Rabbi Bernstein suggests that the consciousness expressed through the Song is one of wholeness. There is no clear separation between the lovers and the earth. They are one with the environment. Their loving relationship is expressed through their intrinsic adoration of the natural world.  Recognition of the beauty of the earth becomes the vehicle for the expression of love. And in so doing, the people of the Song become the beloved and the earth becomes a garden.

Shir Hashirim opens a window into a world of possibility, a world of pure beauty and love.
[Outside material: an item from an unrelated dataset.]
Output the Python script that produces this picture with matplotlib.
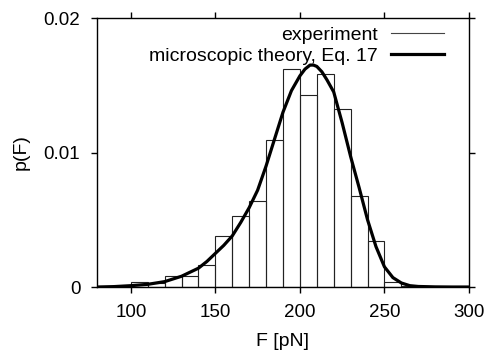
import matplotlib
matplotlib.use("Agg")
import matplotlib.pyplot as plt
from matplotlib.lines import Line2D

plt.rcParams['font.family'] = ['Liberation Sans', 'DejaVu Sans']
plt.rcParams['font.size'] = 14

# histogramme (bords gauches des classes, largeur 10 pN)
bin_left = [100, 110, 120, 130, 140, 150, 160, 170, 180, 190,
            200, 210, 220, 230, 240, 250, 260]
hist_p = [0.0004, 0.0003, 0.0008, 0.0008, 0.0016, 0.0038, 0.0053, 0.0064, 0.0109, 0.0162,
          0.0143, 0.0158, 0.0132, 0.0068, 0.0034, 0.0004, 0.0001]

# courbe theorique
theo_F = [80, 90, 100, 110, 120, 130, 135, 140, 145, 150, 155, 160, 165, 170, 175,
          180, 185, 190, 195, 200, 203, 206, 208, 210, 213, 216, 220, 225, 230, 235, 240,
          245, 250, 255, 260, 265, 270, 280, 290, 300]
theo_p = [0.0, 0.00003, 0.0001, 0.0002, 0.0004, 0.0008, 0.0011, 0.0014, 0.0019, 0.0025,
          0.0031, 0.0038, 0.0048, 0.0059, 0.0072, 0.0090, 0.0110, 0.0130, 0.0146, 0.0157,
          0.0162, 0.0165, 0.0165, 0.0164, 0.0160, 0.0154, 0.0145, 0.0122, 0.0097, 0.0074,
          0.0050, 0.0030, 0.0015, 0.0007, 0.0003, 0.0001, 0.00004, 0.00001, 0.0, 0.0]

fig = plt.figure(figsize=(4.86, 3.51), dpi=100)
ax = fig.add_axes([0.1996, 0.1823, 0.7654, 0.7664])

ax.bar(bin_left, hist_p, width=10, align='edge', fill=False,
       edgecolor='#222222', linewidth=0.8)
ax.plot(theo_F, theo_p, color='black', linewidth=2.3, solid_joinstyle='round')

ax.set_xlim(80, 300)
ax.set_ylim(0, 0.02)
ax.set_xticks([100, 150, 200, 250, 300])
ax.set_yticks([0, 0.01, 0.02])
ax.set_yticklabels(['0', '0.01', '0.02'])
ax.tick_params(direction='out', length=4, width=1, top=True, right=True,
               labelsize=13.5, pad=8)
for s in ax.spines.values():
    s.set_linewidth(1.0)

ax.set_xlabel('F [pN]', labelpad=9)
ax.set_ylabel('p(F)', labelpad=10)

h = [Line2D([], [], color='#444444', linewidth=0.8),
     Line2D([], [], color='black', linewidth=2.3)]
l = ['experiment', 'microscopic theory, Eq. 17']
ax.legend(h, l, loc='upper right', markerfirst=False, frameon=False,
          handlelength=2.75, handletextpad=0.65, labelspacing=0.2,
          borderaxespad=0, borderpad=0, fontsize=14,
          bbox_to_anchor=(0.933, 0.97))

fig.savefig('out.png', dpi=100)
Rabbi Akiva once stated that “all of the scriptures are holy but Shir Hashirim as The Holy of Holies.”  Now, what was the Holy of Holies?  It was the place on earth, in the depths of  the sacred Temple, in which a human being was able to have an intimate connection with the Divine. Shir Hashirim is described as the Holy of Holies because it paints  a vision of a world in which Humanity and the Divine are in a state of  intimate connection.

Shabbat Pesach is our day to dwell in this vision. It asks us to shift our own consciousness to that of the lovers in the garden; that we open our eyes to the beauty and Divine Presence that surrounds us at all times and that lives within each one of us. Today, let us make a new commitment to healing and maintaining that Garden. She is our most precious gift and our true Holy of Holies.